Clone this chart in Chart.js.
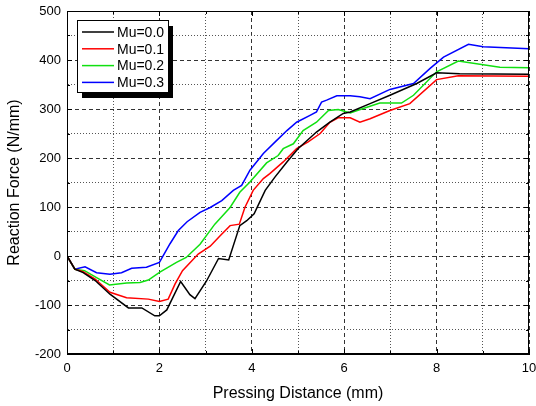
<!DOCTYPE html>
<html lang="en">
<head>
  <meta charset="UTF-8">
  <title>Reaction Force vs Pressing Distance</title>
  <script src="https://cdn.jsdelivr.net/npm/chart.js"></script>
  <style>
    body { margin: 0; background: #fff; }
    #wrap { width: 536px; height: 406px; }
  </style>
</head>
<body>
  <div id="wrap"><canvas id="chart" width="536" height="406"></canvas></div>

  <script>
    // data (x in mm, y in N/mm)
    const xMu0 = [0, 0.17, 0.35, 0.61, 0.93, 1.33, 1.62, 1.90, 2.0, 2.16, 2.46, 2.66, 2.77, 3.02, 3.28, 3.5, 3.74, 3.89, 4.05, 4.29, 4.5, 4.76, 5.0, 5.4, 5.69, 5.98, 6.13, 6.56, 6.99, 7.57, 8.0, 8.5, 10];
    const yMu0 = [0, -27, -34, -50, -78, -106, -106, -122, -122, -110, -52, -79, -87, -51, -5, -8, 62, 72, 86, 134, 161, 192, 219, 253, 273, 291, 294, 311, 328, 352, 374, 372, 371];

    const xMu1 = [0, 0.17, 0.35, 0.61, 0.93, 1.29, 1.76, 2.0, 2.19, 2.34, 2.5, 2.84, 3.1, 3.31, 3.53, 3.73, 3.85, 4.03, 4.25, 4.39, 4.68, 4.97, 5.22, 5.48, 5.69, 5.87, 6.13, 6.34, 6.56, 6.99, 7.42, 8.0, 8.47, 10];
    const yMu1 = [0, -27, -32, -47, -74, -85, -88, -93, -88, -57, -30, 4, 20, 41, 62, 65, 99, 134, 158, 168, 192, 219, 233, 250, 273, 282, 282, 273, 280, 297, 311, 360, 368, 367];

    const xMu2 = [0, 0.17, 0.38, 0.64, 0.92, 1.29, 1.58, 1.76, 2.01, 2.37, 2.58, 2.88, 3.2, 3.53, 3.74, 3.96, 4.32, 4.57, 4.68, 4.9, 5.11, 5.4, 5.66, 5.87, 6.13, 6.41, 6.77, 7.24, 7.5, 8.0, 8.47, 9.37, 10];
    const yMu2 = [0, -27, -30, -44, -59, -55, -54, -49, -33, -13, -3, 24, 65, 99, 130, 151, 190, 205, 219, 229, 256, 273, 297, 299, 292, 301, 312, 312, 328, 376, 398, 385, 384];

    const xMu3 = [0, 0.17, 0.39, 0.64, 0.93, 1.18, 1.4, 1.72, 2.0, 2.23, 2.41, 2.6, 2.88, 3.1, 3.35, 3.6, 3.78, 3.96, 4.25, 4.54, 4.76, 4.97, 5.26, 5.4, 5.51, 5.62, 5.84, 6.13, 6.34, 6.56, 6.99, 7.5, 7.86, 8.15, 8.69, 9.01, 10];
    const yMu3 = [0, -27, -22, -34, -37, -34, -25, -23, -13, 25, 52, 70, 89, 99, 113, 134, 144, 175, 209, 236, 256, 273, 287, 294, 314, 318, 327, 327, 325, 321, 340, 352, 383, 406, 432, 427, 423];

    const seriesLabels = ['Mu=0.0', 'Mu=0.1', 'Mu=0.2', 'Mu=0.3'];
    const seriesColors = ['#000000', '#ff0000', '#10e010', '#0000ff'];
    const seriesX = [xMu0, xMu1, xMu2, xMu3];
    const seriesY = [yMu0, yMu1, yMu2, yMu3];

    const fontName = '"Liberation Sans", Arial, sans-serif';

    // frame on all four sides + inward tick marks
    const framePlugin = {
      id: 'frame',
      afterDatasetsDraw(chart) {
        const { ctx, chartArea: a, scales: { x, y } } = chart;
        ctx.save();
        ctx.strokeStyle = '#000';
        ctx.lineWidth = 1;
        ctx.strokeRect(a.left + 0.5, a.top + 0.5, a.right - a.left - 1, a.bottom - a.top - 1);
        ctx.beginPath();
        x.ticks.forEach(t => {
          const px = Math.round(x.getPixelForValue(t.value)) + 0.5;
          const len = t.value % 2 === 0 ? 5 : 3;
          ctx.moveTo(px, a.bottom); ctx.lineTo(px, a.bottom - len);
          ctx.moveTo(px, a.top); ctx.lineTo(px, a.top + len);
        });
        y.ticks.forEach(t => {
          const py = Math.round(y.getPixelForValue(t.value)) + 0.5;
          const len = t.value % 100 === 0 ? 5 : 3;
          ctx.moveTo(a.left, py); ctx.lineTo(a.left + len, py);
          ctx.moveTo(a.right, py); ctx.lineTo(a.right - len, py);
        });
        ctx.stroke();
        ctx.restore();
      }
    };

    // boxed legend with shadow, inside the plot
    const legendBox = {
      id: 'legendBox',
      afterDraw(chart) {
        const { ctx, chartArea: a } = chart;
        const bx = a.left + 10, by = a.top + 9, bw = 91, bh = 72;
        ctx.save();
        ctx.fillStyle = '#000';
        ctx.fillRect(bx + 5, by + 6, bw, bh);
        ctx.fillStyle = '#fff';
        ctx.fillRect(bx, by, bw, bh);
        ctx.strokeStyle = '#000';
        ctx.lineWidth = 1;
        ctx.strokeRect(bx + 0.5, by + 0.5, bw, bh);
        ctx.font = '14px ' + fontName;
        ctx.textBaseline = 'middle';
        chart.data.datasets.forEach((ds, i) => {
          const ly = by + 12 + i * 16.8;
          ctx.strokeStyle = ds.borderColor;
          ctx.lineWidth = 1.5;
          ctx.beginPath();
          ctx.moveTo(bx + 5, ly);
          ctx.lineTo(bx + 37, ly);
          ctx.stroke();
          ctx.fillStyle = '#000';
          ctx.fillText(ds.label, bx + 40, ly + 1);
        });
        ctx.restore();
      }
    };

    const datasets = seriesLabels.map((label, i) => ({
      label: label,
      data: seriesX[i].map((xv, j) => ({ x: xv, y: seriesY[i][j] })),
      borderColor: seriesColors[i],
      backgroundColor: seriesColors[i],
      borderWidth: 1.5,
      pointRadius: 0,
      tension: 0,
      fill: false
    }));

    new Chart(document.getElementById('chart'), {
      type: 'line',
      data: { datasets: datasets },
      options: {
        responsive: false,
        animation: false,
        devicePixelRatio: 1,
        layout: { padding: { top: 11, right: 7, left: 0, bottom: 0 } },
        plugins: {
          legend: { display: false },
          tooltip: { enabled: false }
        },
        scales: {
          x: {
            type: 'linear',
            min: 0,
            max: 10,
            ticks: {
              stepSize: 1,
              autoSkip: false,
              maxRotation: 0,
              padding: 7,
              color: '#000',
              font: { family: fontName, size: 13 },
              callback: v => (v % 2 === 0 ? v : '')
            },
            grid: {
              drawTicks: false,
              color: ctx => (ctx.tick && ctx.tick.value % 2 === 0 ? '#333' : '#555'),
              lineWidth: 1
            },
            border: {
              display: true,
              color: '#000',
              width: 1,
              dash: ctx => (ctx.tick ? (ctx.tick.value % 2 === 0 ? [4, 3] : [1, 2]) : [])
            },
            title: {
              display: true,
              text: 'Pressing Distance (mm)',
              color: '#000',
              font: { family: fontName, size: 16 },
              padding: { top: 0, bottom: 3 }
            },
            afterFit: s => { s.height = 52; s.paddingRight = 0; s.paddingLeft = 0; }
          },
          y: {
            min: -200,
            max: 500,
            ticks: {
              stepSize: 50,
              autoSkip: false,
              padding: 6,
              color: '#000',
              font: { family: fontName, size: 13 },
              callback: v => (v % 100 === 0 ? v : '')
            },
            grid: {
              drawTicks: false,
              color: ctx => (ctx.tick && ctx.tick.value % 100 === 0 ? '#333' : '#555'),
              lineWidth: 1
            },
            border: {
              display: true,
              color: '#000',
              width: 1,
              dash: ctx => (ctx.tick ? (ctx.tick.value % 100 === 0 ? [4, 3] : [1, 2]) : [])
            },
            title: {
              display: true,
              text: 'Reaction Force (N/mm)',
              color: '#000',
              font: { family: fontName, size: 16 },
              padding: { top: 5, bottom: 0 }
            },
            afterFit: s => { s.width = 67; s.paddingTop = 0; s.paddingBottom = 0; }
          }
        }
      },
      plugins: [framePlugin, legendBox]
    });
  </script>
</body>
</html>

================================

## Exercise instructions
Please restate the material above line by line, exactly, beginning at its first line and ending with the line that contains "374, 372, 371];", without any pictures.

## Task output
Clone this chart in Chart.js.
<!DOCTYPE html>
<html lang="en">
<head>
  <meta charset="UTF-8">
  <title>Reaction Force vs Pressing Distance</title>
  <script src="https://cdn.jsdelivr.net/npm/chart.js"></script>
  <style>
    body { margin: 0; background: #fff; }
    #wrap { width: 536px; height: 406px; }
  </style>
</head>
<body>
  <div id="wrap"><canvas id="chart" width="536" height="406"></canvas></div>

  <script>
    // data (x in mm, y in N/mm)
    const xMu0 = [0, 0.17, 0.35, 0.61, 0.93, 1.33, 1.62, 1.90, 2.0, 2.16, 2.46, 2.66, 2.77, 3.02, 3.28, 3.5, 3.74, 3.89, 4.05, 4.29, 4.5, 4.76, 5.0, 5.4, 5.69, 5.98, 6.13, 6.56, 6.99, 7.57, 8.0, 8.5, 10];
    const yMu0 = [0, -27, -34, -50, -78, -106, -106, -122, -122, -110, -52, -79, -87, -51, -5, -8, 62, 72, 86, 134, 161, 192, 219, 253, 273, 291, 294, 311, 328, 352, 374, 372, 371];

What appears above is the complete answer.